** begin **
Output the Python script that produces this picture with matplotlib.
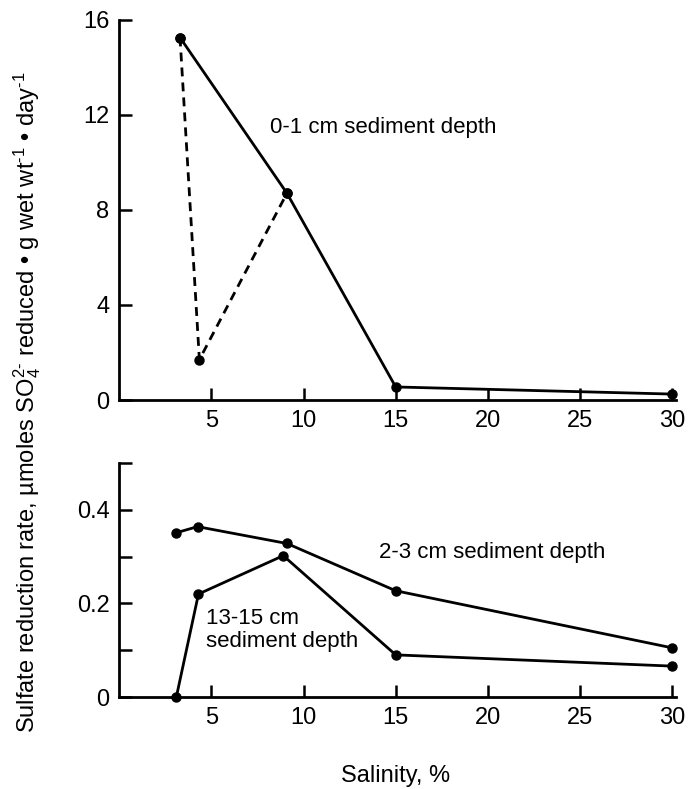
import matplotlib
matplotlib.use("Agg")
import matplotlib.pyplot as plt

plt.rcParams['font.family'] = ['Liberation Sans', 'DejaVu Sans']
plt.rcParams['mathtext.fontset'] = 'custom'
plt.rcParams['mathtext.rm'] = 'Liberation Sans'
plt.rcParams['mathtext.it'] = 'Liberation Sans'
plt.rcParams['mathtext.bf'] = 'Liberation Sans:bold'

# Upper panel: 0-1 cm sediment depth
SAL_TOP_SOLID = [3.3, 9.1, 15, 30]
RATE_TOP_SOLID = [15.25, 8.7, 0.55, 0.25]
SAL_TOP_DASH = [3.3, 4.35, 9.1]
RATE_TOP_DASH = [15.25, 1.7, 8.7]

# Lower panel: 2-3 cm and 13-15 cm sediment depth
SAL_LOW = [3.1, 4.25, 9.1, 15, 30]
RATE_2_3 = [0.351, 0.364, 0.328, 0.227, 0.105]
SAL_DEEP = [3.1, 4.3, 8.9, 15, 30]
RATE_13_15 = [0.0, 0.22, 0.302, 0.09, 0.066]

X_TICKS = [5, 10, 15, 20, 25, 30]
TOP_Y_TICKS = [0, 4, 8, 12, 16]
LOW_Y_TICKS = [0, 0.1, 0.2, 0.3, 0.4, 0.5]
LOW_Y_LABELS = ["0", "", "0.2", "", "0.4", ""]

FS = 16
FS_TICK = 17
FS_AXIS = 17
LW = 2.0
MS = 6.5

fig = plt.figure(figsize=(6.89, 7.89), dpi=100)
ax1 = fig.add_axes([0.173, 0.493, 0.808, 0.482])
ax2 = fig.add_axes([0.173, 0.1166, 0.808, 0.2966])


def style(ax):
    for s in ("top", "right"):
        ax.spines[s].set_visible(False)
    for s in ("left", "bottom"):
        ax.spines[s].set_linewidth(2.0)
    ax.tick_params(direction="in", length=9, width=1.8, labelsize=FS_TICK, pad=7)
    ax.set_xlim(0, 30.2)
    ax.set_xticks(X_TICKS)


ax1.plot(SAL_TOP_DASH, RATE_TOP_DASH, color="black", lw=LW, ls=(0, (3.2, 2.2)),
         marker="o", ms=MS, clip_on=False)
ax1.plot(SAL_TOP_SOLID, RATE_TOP_SOLID, color="black", lw=LW,
         marker="o", ms=MS, clip_on=False)
style(ax1)
ax1.set_ylim(0, 16)
ax1.set_yticks(TOP_Y_TICKS)
ax1.text(8.2, 11.45, "0-1 cm sediment depth", fontsize=FS, va="center")

ax2.plot(SAL_LOW, RATE_2_3, color="black", lw=LW, marker="o", ms=MS, clip_on=False)
ax2.plot(SAL_DEEP, RATE_13_15, color="black", lw=LW, marker="o", ms=MS, clip_on=False)
style(ax2)
ax2.set_ylim(0, 0.5)
ax2.set_yticks(LOW_Y_TICKS)
ax2.set_yticklabels(LOW_Y_LABELS)
ax2.text(14.1, 0.308, "2-3 cm sediment depth", fontsize=FS, va="center")
ax2.text(4.7, 0.143, "13-15 cm\nsediment depth", fontsize=FS, va="center",
         linespacing=1.1)

fig.text(0.574, 0.017, "Salinity, %", fontsize=FS_AXIS, ha="center", va="center")
fig.text(0.040, 0.49,
         "Sulfate reduction rate, µmoles SO$_4^{2\\text{-}}$ reduced • g wet "
         "wt$^{\\text{-}1}$ • day$^{\\text{-}1}$",
         fontsize=FS_AXIS, rotation=90, ha="center", va="center")

fig.savefig("out.png", dpi=100)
** end **
Pick out the lines that have the word "matplotlib". Copy them all.

* RIGHT ANSWER
Output the Python script that produces this picture with matplotlib.
import matplotlib
matplotlib.use("Agg")
import matplotlib.pyplot as plt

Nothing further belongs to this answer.